• _TASK TO COMPLETE_
Single out each line with the word "this" and copy it.

Data entries:
━━━━━━━━━━━━━━━━━━━━

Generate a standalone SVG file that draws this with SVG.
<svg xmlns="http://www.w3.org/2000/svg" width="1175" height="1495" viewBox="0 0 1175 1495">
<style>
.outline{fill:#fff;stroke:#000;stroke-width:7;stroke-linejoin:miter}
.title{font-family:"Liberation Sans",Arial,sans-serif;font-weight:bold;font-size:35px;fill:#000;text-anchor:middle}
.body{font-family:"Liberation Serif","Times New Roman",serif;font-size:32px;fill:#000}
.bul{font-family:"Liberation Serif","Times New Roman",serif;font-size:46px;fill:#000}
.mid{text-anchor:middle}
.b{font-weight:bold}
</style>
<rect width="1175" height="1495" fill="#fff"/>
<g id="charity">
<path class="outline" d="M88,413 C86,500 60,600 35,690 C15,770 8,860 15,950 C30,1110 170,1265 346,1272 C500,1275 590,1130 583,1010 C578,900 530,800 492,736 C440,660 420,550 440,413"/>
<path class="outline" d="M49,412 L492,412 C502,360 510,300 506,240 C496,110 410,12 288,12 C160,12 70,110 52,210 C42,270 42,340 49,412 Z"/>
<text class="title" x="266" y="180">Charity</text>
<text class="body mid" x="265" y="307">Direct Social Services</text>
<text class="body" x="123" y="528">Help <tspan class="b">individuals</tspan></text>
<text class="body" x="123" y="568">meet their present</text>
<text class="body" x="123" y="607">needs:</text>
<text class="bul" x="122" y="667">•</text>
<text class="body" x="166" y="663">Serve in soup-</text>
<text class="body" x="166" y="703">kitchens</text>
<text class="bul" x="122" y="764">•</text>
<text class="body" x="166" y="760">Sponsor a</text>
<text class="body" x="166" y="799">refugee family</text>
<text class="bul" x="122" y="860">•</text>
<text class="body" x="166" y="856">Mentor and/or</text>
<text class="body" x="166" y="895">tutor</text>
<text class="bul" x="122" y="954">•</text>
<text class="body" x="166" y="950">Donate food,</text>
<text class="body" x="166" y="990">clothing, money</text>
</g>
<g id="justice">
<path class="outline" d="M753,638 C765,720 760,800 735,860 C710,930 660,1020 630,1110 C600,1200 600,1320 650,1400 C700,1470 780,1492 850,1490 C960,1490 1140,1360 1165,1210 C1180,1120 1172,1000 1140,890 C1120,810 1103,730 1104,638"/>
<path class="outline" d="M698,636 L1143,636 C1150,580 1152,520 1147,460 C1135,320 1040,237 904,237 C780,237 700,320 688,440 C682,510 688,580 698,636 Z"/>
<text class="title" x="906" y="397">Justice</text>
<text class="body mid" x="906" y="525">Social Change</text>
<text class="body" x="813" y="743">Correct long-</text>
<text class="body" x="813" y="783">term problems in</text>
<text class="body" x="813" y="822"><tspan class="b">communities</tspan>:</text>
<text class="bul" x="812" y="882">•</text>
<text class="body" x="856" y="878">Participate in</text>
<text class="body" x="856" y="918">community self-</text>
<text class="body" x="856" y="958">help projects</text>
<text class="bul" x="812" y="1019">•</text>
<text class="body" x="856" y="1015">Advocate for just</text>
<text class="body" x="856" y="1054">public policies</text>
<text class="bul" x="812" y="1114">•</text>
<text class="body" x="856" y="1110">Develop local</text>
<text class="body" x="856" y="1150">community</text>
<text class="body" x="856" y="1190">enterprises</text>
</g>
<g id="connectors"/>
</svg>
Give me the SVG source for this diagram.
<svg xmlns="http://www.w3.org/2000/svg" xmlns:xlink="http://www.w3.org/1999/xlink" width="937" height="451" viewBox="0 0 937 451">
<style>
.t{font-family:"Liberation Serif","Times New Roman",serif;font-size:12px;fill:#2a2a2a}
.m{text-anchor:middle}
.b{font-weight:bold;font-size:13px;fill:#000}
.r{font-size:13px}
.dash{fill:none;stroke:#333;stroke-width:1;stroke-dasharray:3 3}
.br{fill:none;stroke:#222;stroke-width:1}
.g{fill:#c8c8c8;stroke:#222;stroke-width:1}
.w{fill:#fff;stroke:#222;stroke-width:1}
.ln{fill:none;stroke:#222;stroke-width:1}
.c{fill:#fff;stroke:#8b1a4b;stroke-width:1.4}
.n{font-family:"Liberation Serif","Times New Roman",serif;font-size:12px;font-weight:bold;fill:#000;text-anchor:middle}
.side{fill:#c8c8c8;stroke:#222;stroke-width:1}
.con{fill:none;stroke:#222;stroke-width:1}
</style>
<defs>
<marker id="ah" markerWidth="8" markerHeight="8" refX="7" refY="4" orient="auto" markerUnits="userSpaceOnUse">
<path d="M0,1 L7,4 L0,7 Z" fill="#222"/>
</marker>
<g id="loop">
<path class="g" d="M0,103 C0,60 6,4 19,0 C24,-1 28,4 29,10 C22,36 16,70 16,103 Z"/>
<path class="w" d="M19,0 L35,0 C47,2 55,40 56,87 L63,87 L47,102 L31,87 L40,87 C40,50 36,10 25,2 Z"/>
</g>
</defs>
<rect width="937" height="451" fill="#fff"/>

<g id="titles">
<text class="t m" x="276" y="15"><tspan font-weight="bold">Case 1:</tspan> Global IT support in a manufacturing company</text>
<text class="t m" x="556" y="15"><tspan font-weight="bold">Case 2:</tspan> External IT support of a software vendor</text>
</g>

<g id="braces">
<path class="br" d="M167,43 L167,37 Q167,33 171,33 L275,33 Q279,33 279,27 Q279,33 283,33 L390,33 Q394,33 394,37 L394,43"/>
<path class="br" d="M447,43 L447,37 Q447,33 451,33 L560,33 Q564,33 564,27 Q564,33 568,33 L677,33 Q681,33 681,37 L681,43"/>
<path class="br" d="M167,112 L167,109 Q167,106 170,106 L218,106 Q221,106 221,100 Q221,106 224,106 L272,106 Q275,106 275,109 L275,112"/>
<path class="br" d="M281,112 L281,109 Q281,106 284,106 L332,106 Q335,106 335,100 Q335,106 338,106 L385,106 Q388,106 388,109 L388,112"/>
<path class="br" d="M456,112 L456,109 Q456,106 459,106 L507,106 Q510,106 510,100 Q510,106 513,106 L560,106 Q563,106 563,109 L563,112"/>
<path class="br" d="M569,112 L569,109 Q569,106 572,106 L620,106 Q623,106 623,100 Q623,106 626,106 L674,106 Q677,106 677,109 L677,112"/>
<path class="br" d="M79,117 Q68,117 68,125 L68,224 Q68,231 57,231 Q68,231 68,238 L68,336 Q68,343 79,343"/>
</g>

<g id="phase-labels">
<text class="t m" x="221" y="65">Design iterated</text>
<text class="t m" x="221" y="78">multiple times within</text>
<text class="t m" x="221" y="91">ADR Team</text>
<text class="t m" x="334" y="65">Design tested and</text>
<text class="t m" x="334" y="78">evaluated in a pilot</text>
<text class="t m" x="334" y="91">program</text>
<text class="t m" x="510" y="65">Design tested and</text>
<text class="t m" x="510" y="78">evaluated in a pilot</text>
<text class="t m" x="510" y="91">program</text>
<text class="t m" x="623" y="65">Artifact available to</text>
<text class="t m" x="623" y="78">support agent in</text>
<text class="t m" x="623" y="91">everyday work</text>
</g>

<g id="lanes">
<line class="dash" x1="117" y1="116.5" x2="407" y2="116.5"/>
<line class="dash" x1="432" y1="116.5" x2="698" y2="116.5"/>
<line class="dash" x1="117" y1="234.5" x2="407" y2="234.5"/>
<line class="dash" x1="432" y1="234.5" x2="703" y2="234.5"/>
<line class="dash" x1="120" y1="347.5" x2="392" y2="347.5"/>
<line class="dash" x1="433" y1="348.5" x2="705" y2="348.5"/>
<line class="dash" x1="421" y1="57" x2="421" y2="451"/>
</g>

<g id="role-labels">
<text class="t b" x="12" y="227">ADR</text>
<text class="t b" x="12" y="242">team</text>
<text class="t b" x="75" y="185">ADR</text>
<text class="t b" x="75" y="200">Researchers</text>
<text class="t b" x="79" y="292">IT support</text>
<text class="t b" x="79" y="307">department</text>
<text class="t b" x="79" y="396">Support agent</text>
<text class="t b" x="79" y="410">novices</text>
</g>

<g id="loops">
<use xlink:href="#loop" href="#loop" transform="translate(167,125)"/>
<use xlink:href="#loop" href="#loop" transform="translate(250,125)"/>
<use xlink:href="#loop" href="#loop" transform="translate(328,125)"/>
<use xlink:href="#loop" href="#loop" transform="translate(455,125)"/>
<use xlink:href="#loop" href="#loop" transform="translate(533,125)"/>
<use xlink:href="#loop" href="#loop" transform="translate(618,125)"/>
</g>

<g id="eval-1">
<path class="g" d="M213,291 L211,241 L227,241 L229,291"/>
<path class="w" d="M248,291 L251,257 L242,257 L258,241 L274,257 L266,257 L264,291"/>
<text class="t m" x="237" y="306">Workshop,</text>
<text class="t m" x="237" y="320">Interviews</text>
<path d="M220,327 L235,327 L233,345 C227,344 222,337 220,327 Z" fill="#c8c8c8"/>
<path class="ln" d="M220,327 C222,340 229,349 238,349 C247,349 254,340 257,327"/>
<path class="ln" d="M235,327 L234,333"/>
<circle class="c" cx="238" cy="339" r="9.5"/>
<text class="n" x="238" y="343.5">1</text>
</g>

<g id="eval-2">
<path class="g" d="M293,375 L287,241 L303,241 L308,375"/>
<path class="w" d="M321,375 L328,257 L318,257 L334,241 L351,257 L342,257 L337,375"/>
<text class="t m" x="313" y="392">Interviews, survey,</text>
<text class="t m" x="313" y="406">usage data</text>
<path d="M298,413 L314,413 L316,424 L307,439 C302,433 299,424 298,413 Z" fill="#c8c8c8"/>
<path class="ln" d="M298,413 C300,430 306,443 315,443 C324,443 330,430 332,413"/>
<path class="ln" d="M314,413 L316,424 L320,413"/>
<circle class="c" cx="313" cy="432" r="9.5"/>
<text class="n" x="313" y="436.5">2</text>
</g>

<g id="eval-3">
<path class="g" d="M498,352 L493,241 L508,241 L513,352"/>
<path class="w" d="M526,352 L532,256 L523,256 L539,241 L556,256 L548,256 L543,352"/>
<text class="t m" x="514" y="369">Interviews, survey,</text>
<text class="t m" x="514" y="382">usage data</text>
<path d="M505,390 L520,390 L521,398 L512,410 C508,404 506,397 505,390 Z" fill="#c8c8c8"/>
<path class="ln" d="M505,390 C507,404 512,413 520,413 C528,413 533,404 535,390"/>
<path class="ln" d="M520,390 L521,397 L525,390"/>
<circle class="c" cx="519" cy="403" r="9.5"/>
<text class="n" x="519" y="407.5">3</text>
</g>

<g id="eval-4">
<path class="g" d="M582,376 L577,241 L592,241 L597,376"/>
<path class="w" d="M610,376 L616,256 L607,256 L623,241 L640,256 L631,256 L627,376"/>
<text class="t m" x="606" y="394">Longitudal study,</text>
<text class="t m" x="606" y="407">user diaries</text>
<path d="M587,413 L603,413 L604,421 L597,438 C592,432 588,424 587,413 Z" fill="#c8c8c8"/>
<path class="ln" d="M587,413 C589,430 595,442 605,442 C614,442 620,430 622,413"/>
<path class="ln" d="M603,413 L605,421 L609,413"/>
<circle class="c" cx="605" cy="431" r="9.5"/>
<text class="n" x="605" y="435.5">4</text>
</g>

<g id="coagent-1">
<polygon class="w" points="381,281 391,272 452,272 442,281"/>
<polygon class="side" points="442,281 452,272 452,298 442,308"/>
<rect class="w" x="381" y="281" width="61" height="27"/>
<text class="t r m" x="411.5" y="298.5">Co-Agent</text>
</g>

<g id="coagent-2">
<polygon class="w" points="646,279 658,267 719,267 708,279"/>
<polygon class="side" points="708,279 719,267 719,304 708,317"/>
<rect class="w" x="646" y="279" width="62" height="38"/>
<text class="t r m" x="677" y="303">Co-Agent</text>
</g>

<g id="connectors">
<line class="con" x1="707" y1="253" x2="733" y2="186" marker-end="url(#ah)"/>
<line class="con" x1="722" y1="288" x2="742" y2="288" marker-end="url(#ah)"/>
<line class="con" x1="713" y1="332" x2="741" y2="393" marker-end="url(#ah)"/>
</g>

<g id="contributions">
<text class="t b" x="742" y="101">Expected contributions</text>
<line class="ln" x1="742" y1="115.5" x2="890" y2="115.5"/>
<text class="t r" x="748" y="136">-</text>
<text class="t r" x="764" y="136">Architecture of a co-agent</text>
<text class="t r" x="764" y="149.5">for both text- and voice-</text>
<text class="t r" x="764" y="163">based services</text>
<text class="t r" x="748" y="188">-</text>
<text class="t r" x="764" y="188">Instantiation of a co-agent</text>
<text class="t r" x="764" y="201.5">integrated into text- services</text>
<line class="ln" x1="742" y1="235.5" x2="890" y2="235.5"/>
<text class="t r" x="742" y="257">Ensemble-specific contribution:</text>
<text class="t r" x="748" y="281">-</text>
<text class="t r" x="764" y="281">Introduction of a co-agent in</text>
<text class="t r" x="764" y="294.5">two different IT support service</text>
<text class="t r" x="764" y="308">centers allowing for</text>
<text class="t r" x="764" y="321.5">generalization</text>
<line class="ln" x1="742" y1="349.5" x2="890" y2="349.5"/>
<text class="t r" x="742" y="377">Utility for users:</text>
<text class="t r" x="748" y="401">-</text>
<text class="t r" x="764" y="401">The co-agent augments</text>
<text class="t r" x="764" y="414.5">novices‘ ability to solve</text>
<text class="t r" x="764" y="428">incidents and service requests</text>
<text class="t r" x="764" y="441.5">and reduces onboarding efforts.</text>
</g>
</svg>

━━━━━━━━━━━━━━━━━━━━

• _WRITTEN SOLUTION_
Generate a standalone SVG file that draws this with SVG.
Give me the SVG source for this diagram.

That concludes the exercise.